**Written exercise**
Which lines hold the word "this"? Copy each of them from the material.

**Stored rows**
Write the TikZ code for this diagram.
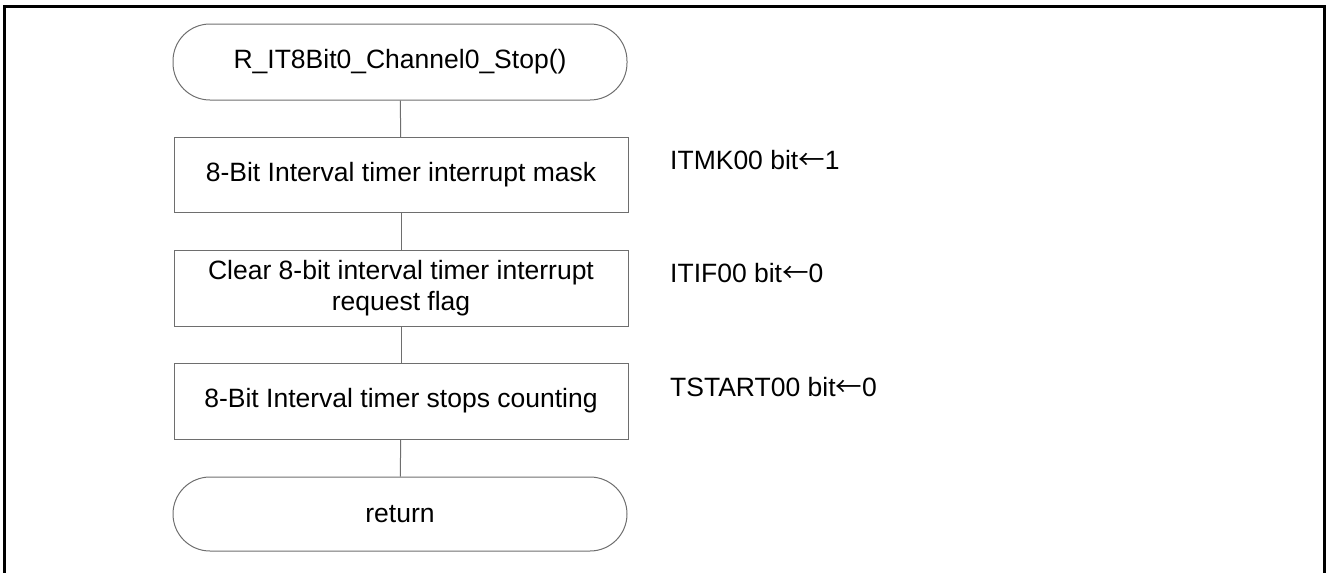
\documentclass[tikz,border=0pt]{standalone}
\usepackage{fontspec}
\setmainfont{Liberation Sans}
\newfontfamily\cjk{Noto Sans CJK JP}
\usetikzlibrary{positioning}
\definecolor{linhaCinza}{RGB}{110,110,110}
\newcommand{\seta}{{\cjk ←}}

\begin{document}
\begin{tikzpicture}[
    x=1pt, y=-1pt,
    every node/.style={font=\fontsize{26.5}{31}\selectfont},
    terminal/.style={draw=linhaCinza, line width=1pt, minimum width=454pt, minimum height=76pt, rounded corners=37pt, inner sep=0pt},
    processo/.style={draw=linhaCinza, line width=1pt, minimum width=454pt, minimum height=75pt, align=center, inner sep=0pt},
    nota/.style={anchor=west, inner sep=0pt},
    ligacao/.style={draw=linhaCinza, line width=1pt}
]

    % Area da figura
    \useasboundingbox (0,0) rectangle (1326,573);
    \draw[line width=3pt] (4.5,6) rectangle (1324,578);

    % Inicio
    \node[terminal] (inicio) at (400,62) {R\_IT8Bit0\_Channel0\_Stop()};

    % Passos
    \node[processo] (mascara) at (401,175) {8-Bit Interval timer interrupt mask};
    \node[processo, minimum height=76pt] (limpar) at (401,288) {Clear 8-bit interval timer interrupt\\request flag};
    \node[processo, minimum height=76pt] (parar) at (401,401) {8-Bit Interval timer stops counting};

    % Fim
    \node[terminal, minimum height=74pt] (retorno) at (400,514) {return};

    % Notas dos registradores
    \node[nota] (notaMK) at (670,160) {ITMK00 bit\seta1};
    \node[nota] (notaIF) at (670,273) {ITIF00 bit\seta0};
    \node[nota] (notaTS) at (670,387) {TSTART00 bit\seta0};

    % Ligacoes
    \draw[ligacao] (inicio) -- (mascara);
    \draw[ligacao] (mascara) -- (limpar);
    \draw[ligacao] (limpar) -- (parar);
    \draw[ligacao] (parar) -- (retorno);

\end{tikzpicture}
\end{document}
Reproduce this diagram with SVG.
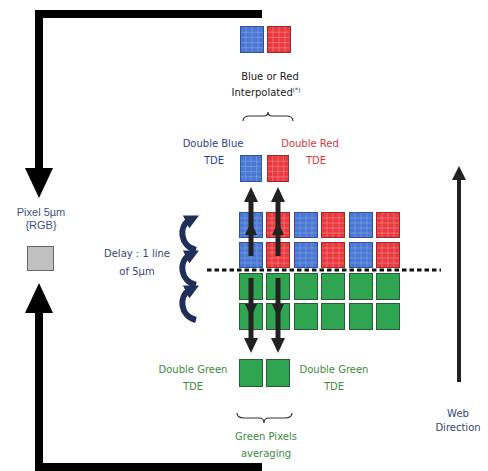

**Task solution**
Write the TikZ code for this diagram.
Reproduce this diagram with SVG.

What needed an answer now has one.